Data 100, Discussion 5 – Transformations

by Suraj Rampure (suraj.rampure@berkeley.edu)

This notebook is meant to supplement the problem on data transformations from Discussion 5 of Data 100, Spring 2019.

Click here to play with the interactive version of this notebook.
In [1]:
import numpy as np
import matplotlib.pyplot as plt
%matplotlib inline
In [2]:
x = np.array([t + np.random.random() for t in np.linspace(1, 10, 20)])
y = np.array([xi ** 2 + np.random.random() * 15 for xi in x])

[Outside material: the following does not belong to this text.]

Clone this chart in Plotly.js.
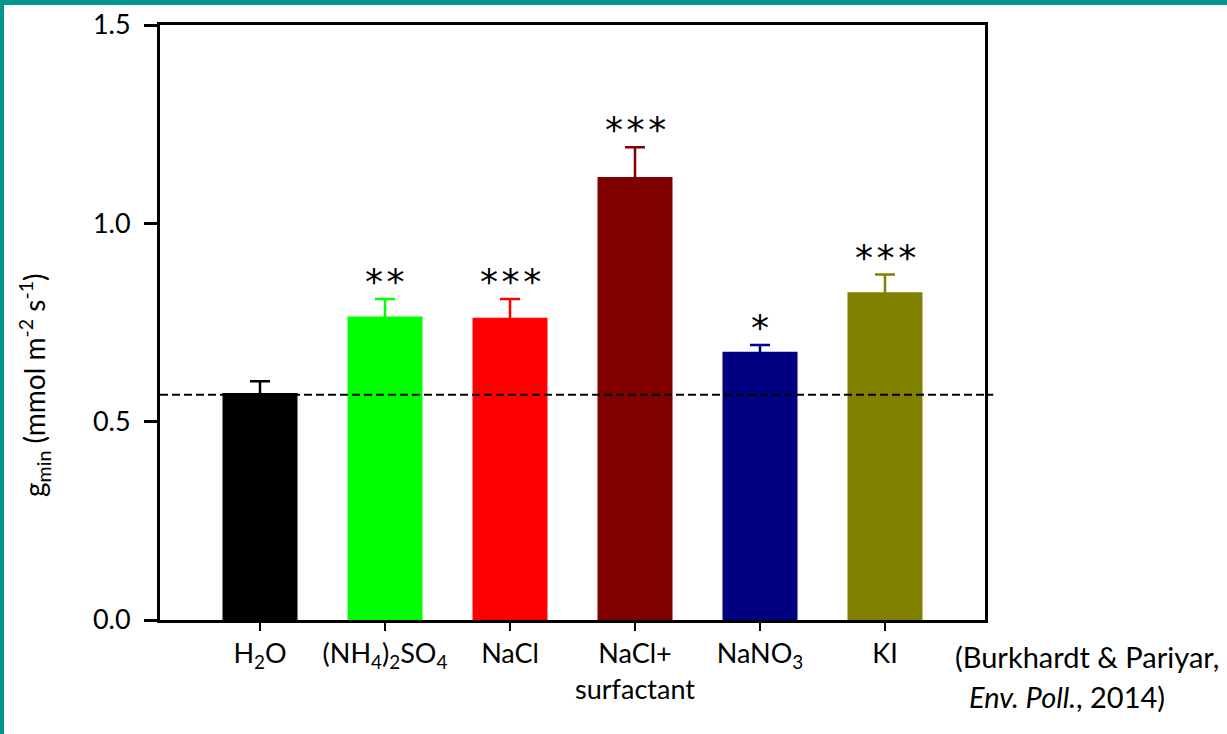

Let's see what our data looks like without any transformations. Pay attention to the axes throughout this notebook – the first plot looks similar to the one in the worksheet, and the second will have axes of equal sizes.

In [3]:
plt.scatter(x, y);
In [4]:
plt.scatter(x, y)
plt.axis([0, 100, 0, 100]);

Notice, the relationship in our data is $y \approx x^2$. To linearize our data, roughly speaking, we want to make $y$ "smaller" or make $x$ "bigger".

First, we'll look at the resulting plot when plotting $x$ vs $\log(y)$:

In [5]:
plt.scatter(x, np.log(y))
plt.axis([0, 10, 0, 10]);

This transformation did a decent job of bringing the magnitudes of $x$ and $y$ closer to one another. However, it's not perfect – it looks like the $x$ axis is significantly larger than the $y$ axis now. This is because the underlying relationship wasn't exponential (i.e. wasn't of the form $y \approx e^x$):

$$\log(y) = \log(x^2) = 2\log(x)$$

Our transformed plot effectively plots $x$ vs $2\log(x)$, which isn't linear.

Now, let's look at plotting $x^2$ vs $y$:

In [6]:
plt.scatter(x**2, y);

This relationship is almost perfectly linear. This makes sense; our original plot was of $x$ vs $x^2$, and our new plot is of $x^2$ vs $x^2$.

And $x$ vs $\sqrt{y}$:

In [7]:
plt.scatter(x, np.sqrt(y));

This transformation accomplishes the same job as the previous. Instead of plotting $x$ vs $x^2$, we plotted $x$ vs $\sqrt{x^2}$, which (since we're only looking at non-negative $x$) is equivalent to plotting $x$ vs $x$. Note: Even though our plot has almost the exact same shape as the one in the previous plot, the axes are very different. Why is this the case?

Now, let's consider the plots of $\log(x)$ vs $y$ and $x$ vs $y^2$:

In [8]:
plt.scatter(np.log(x), y)
plt.axis([0, 100, 0, 100]);
In [9]:
plt.scatter(x, y**2);

The last two transformations had the opposite effect.

With $\log(x)$ vs $y$, the relationship we actually plotted was $y \approx (\log(x))^2$. In the latter, the relationship we plotted was $y \approx (x^2)^2 = x^4$ (note the scaled axes). Both of these transformations made the gap between the size of our inputs and size of our outputs greater, and neither of them resulted in a roughly linear plot.